Brexit, c’è chi punta all’affare. La carica dei 500 trader d’oro. E dietro alcune ci sono pure banche disastrate

Con la Brexit c'è chi punta all'affare d'oro. Parliamo di quelle società che comprano e vendono oro e che devono essere autorizzate da Bankitalia. Sono 534.

C’è sempre chi fiuta il business. E ogni volta che c’è da fare i conti con i rischi indotti da uno shock, in questo caso la Brexit, ritorna l’eterno concetto dell’ “oro bene rifugio”. Il metallo giallo come antidoto contro l’incertezza. Così ecco che in questi giorni in molti cercano di cavalcare l’onda.

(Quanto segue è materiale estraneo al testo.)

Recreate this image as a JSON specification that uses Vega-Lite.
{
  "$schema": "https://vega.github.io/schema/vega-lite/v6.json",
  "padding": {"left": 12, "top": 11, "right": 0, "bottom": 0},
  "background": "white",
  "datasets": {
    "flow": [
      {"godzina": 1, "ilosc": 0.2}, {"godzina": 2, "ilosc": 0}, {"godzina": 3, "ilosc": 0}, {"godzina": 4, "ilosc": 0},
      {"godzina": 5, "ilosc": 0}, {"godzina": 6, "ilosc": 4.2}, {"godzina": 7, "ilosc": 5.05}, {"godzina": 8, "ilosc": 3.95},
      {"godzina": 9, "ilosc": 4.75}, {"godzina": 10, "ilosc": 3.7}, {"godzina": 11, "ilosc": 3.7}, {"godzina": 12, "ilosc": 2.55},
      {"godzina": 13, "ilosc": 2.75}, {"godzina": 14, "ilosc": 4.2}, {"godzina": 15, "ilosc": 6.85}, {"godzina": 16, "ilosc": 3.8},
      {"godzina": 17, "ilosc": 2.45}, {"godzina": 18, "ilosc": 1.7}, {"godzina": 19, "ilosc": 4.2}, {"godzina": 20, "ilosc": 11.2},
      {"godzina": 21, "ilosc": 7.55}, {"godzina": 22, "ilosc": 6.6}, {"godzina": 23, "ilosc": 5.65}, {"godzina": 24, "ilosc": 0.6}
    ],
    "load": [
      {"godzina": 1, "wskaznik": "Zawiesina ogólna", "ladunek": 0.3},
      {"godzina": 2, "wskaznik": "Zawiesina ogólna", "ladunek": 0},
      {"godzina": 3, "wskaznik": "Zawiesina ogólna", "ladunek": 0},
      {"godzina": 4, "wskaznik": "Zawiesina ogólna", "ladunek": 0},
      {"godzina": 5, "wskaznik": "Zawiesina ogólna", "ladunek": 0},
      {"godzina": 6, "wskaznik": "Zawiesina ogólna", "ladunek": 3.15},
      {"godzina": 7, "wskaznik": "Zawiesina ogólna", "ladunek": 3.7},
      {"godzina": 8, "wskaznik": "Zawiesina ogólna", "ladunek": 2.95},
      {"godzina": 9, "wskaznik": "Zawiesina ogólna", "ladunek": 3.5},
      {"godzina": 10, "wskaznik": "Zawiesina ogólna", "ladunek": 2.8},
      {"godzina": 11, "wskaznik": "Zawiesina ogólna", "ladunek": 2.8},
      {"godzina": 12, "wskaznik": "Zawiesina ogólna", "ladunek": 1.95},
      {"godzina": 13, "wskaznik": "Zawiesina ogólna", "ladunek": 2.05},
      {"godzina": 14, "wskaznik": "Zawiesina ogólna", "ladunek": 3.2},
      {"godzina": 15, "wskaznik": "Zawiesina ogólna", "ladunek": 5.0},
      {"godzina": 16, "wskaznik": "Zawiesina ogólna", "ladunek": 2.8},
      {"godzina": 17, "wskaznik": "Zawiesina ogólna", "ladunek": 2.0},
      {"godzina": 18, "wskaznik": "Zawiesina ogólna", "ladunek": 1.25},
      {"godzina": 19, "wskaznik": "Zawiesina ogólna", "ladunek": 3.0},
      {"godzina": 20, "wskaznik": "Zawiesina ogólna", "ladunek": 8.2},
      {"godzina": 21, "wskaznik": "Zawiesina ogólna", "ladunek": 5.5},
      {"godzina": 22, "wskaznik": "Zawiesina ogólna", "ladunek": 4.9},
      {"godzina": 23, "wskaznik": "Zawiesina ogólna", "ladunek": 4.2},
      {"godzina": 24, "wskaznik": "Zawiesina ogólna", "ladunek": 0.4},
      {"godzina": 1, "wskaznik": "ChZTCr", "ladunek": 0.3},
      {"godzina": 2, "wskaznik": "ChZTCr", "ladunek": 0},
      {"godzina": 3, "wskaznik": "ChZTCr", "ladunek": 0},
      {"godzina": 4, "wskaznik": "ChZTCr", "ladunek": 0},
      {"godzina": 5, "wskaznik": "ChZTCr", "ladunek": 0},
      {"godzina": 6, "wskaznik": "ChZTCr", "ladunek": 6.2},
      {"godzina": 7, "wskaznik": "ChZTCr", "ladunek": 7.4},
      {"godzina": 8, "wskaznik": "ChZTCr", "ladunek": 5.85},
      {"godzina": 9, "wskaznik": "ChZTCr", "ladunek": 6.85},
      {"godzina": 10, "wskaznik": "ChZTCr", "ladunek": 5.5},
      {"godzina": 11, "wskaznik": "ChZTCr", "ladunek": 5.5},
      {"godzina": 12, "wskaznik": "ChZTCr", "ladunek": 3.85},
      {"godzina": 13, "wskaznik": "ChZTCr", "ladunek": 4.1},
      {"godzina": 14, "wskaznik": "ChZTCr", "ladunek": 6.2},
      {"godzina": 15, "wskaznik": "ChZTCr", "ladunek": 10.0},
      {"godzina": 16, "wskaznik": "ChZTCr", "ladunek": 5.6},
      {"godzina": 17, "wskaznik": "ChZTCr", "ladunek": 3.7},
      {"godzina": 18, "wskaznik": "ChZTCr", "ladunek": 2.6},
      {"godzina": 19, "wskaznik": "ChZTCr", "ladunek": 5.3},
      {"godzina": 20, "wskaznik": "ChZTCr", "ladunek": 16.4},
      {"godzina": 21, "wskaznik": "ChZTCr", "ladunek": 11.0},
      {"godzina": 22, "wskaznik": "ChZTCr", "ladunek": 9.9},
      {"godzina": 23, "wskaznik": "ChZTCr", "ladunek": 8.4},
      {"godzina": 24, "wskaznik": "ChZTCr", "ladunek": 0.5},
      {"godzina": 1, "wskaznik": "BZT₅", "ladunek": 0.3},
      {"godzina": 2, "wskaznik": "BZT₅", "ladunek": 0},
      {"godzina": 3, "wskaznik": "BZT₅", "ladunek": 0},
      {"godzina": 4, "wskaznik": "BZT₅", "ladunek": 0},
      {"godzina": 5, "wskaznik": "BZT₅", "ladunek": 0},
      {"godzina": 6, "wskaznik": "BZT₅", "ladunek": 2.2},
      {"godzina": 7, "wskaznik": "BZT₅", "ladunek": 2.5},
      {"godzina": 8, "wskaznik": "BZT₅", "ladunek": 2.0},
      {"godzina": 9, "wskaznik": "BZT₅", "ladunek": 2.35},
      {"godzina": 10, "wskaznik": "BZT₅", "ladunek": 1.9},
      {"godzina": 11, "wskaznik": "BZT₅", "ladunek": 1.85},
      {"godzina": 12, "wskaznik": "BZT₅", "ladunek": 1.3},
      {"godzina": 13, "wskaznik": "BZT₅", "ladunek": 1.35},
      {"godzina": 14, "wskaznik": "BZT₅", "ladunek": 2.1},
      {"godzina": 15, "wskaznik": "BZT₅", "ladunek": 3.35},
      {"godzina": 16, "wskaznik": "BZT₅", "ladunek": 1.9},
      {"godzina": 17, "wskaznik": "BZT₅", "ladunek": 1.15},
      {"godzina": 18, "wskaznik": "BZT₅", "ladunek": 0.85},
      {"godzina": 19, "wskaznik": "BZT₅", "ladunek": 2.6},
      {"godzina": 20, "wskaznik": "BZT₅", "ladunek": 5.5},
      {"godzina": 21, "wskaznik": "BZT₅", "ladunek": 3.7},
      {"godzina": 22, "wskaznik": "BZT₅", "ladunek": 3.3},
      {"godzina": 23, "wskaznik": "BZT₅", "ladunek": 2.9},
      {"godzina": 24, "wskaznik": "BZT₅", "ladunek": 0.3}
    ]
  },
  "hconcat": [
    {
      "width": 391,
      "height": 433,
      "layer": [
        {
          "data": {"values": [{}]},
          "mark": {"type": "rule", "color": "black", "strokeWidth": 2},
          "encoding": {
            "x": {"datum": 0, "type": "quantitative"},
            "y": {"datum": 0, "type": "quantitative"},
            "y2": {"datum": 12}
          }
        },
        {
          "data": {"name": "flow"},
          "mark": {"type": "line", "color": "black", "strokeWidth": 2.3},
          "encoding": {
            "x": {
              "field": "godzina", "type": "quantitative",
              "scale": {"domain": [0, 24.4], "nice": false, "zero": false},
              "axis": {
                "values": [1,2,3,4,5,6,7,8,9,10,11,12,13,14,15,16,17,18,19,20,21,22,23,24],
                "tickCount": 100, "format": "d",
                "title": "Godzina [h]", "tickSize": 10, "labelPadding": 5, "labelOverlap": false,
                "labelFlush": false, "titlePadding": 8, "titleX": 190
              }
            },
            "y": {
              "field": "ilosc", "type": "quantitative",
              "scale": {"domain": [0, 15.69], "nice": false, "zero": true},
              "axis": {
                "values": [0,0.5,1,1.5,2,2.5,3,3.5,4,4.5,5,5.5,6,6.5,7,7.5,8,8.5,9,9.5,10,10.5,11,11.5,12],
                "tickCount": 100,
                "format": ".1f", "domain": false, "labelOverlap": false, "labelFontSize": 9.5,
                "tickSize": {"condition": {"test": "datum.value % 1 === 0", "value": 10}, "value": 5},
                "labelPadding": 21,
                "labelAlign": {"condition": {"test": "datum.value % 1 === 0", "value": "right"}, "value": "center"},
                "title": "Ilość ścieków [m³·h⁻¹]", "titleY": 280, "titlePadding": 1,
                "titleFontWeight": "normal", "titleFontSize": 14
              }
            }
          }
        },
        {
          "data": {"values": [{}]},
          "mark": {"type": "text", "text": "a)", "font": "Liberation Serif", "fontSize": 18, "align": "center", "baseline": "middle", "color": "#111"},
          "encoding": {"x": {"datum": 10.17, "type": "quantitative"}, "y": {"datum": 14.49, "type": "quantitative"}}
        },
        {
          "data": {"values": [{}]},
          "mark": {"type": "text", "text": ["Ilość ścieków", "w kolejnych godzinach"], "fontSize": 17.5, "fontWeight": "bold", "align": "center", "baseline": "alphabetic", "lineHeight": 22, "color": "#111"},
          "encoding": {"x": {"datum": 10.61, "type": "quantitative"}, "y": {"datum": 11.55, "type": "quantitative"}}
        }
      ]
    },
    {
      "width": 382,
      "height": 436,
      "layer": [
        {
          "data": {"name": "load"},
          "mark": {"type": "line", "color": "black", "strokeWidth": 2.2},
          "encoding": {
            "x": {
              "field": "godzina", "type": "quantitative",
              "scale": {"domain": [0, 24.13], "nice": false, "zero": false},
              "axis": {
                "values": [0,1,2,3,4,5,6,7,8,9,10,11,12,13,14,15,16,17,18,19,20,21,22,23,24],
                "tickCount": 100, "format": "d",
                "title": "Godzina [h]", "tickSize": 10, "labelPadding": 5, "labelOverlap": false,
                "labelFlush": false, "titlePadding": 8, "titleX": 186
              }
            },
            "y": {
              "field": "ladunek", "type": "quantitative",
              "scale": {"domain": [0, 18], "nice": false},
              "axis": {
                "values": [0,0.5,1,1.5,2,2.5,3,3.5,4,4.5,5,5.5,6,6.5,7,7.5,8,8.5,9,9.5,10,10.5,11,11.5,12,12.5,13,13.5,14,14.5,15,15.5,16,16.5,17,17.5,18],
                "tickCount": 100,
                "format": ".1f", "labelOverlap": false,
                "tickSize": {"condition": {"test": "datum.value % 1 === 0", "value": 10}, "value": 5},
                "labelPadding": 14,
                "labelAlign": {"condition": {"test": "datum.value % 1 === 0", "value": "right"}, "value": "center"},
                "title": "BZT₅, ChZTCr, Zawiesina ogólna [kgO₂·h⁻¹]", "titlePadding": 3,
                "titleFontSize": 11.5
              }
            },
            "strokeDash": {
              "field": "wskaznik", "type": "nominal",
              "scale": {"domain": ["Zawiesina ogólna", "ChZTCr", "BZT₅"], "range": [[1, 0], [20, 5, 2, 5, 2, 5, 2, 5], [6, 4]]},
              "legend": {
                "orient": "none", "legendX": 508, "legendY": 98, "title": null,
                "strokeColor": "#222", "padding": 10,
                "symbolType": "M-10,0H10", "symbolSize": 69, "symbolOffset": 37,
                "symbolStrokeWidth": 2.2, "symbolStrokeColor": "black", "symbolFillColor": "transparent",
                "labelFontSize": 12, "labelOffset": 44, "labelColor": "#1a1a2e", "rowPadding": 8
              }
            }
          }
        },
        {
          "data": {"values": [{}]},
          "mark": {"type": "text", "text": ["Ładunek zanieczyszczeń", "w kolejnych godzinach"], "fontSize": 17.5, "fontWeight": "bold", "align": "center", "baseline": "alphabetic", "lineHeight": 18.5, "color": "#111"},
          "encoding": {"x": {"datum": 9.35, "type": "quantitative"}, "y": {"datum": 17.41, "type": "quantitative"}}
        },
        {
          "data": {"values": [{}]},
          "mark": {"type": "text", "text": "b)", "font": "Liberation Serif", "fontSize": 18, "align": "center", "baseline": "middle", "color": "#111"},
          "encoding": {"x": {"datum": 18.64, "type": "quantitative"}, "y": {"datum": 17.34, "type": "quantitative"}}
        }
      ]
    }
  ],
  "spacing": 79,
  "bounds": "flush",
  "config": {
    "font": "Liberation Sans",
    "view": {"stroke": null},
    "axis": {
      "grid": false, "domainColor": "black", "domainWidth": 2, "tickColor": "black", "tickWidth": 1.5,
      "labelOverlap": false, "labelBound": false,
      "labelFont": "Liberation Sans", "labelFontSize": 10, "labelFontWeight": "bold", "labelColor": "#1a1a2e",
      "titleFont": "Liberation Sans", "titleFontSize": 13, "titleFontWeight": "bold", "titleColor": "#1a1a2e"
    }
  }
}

Su alcuni giornali, per esempio, si sta facendo notare una pubblicità un po’ “cinica” del gruppo Bolaffi dall’eloquente titolo “Gold save the Queen”, seguito dall’altrettanto eloquente sottotitolo “La sterlina di carta crolla, quella d’oro decolla”. Giochi di parole e rime a parte, è chiaro che in questo momento a cercare di mettere più fieno possibile in cascina sono gli “operatori professionali in oro”. Si tratta in pratica di quelle società che comprano e vendono oro “in via professionale”, e che per far questo devono essere autorizzate dalla Banca d’Italia.

IL DETTAGLIO – Poi, certo, i furbi sono sempre dietro l’angolo. Ma se si analizzano gli operatori iscritti nell’elenco di palazzo Koch si entra dritti in un mondo composto dalla bellezza di 534 realtà. Queste, in pratica, commerciano tutto l’oro che può interessare in termini di investimento, dai lingotti fino alle cosiddette “monete di borsa”, tra cui le più famose sono le sterline, i marenghi italiani e i krugerrand sudafricani. In questo momento la percezione dell’affare è alta. Venerdì scorso, prima del weekend che avrebbe sancito la Brexit, l’oro era quotato a 1.258 dollari l’oncia. Ieri, per dire, ha chiuso a 1.313. Il discorso è sempre lo stesso. In un momento in cui l’incertezza per gli investitori è alta, prima a causa delle norme sul bail in e ora della Brexit, immancabilmente torna di moda il bene rifugio più famoso. Ma torniamo ai 534 operatori professionali dell’oro abilitati in Italia. Che tipo di società ci sono? La maggior parte di esse è in attività dal 2007, cioè da quando è scoppiata la crisi innescata dai mutui subprime americani. Poche le realtà attive dai primi anni 2000, mentre molto consistente è la fetta di quelle in piedi dal 2013. A dimostrazione di come la crisi finanziaria, di base, tiri molto il settore.

I GRUPPI – Quanto alla tipologia di società, un po’ paradossalmente non mancano quelle controllate da quelle stesse banche che spesso sono dietro fenomeni di crisi. Nell’elenco, per dire, c’è la Argor-Heraeus Italia, che fa capo alla banca tedesca Commerzbank e alla Zecca austriaca. Ancora, nella lista compare la Oro Italia Trading di Arezzo, controllata dalla disastrata Banca Etruria. Ad Arezzo l’oro è di casa. Tra gli altri grandi operatori c’è infatti la Italpreziosi, che rientra in quella stessa provincia toscana. Su Milano una delle società più grosse è la Prontogold. E a proposito di Zecca, nell’elenco dei soggetti abilitati dalla banca d’Italia spunta fuori l’Istituto Poligrafico dello Stato, società controllata al 100% dal ministero dell’economia. Insomma, è un mare magnum in cui c’è di tutto. E in cui molti adesso cercano di massimizzare gli incassi.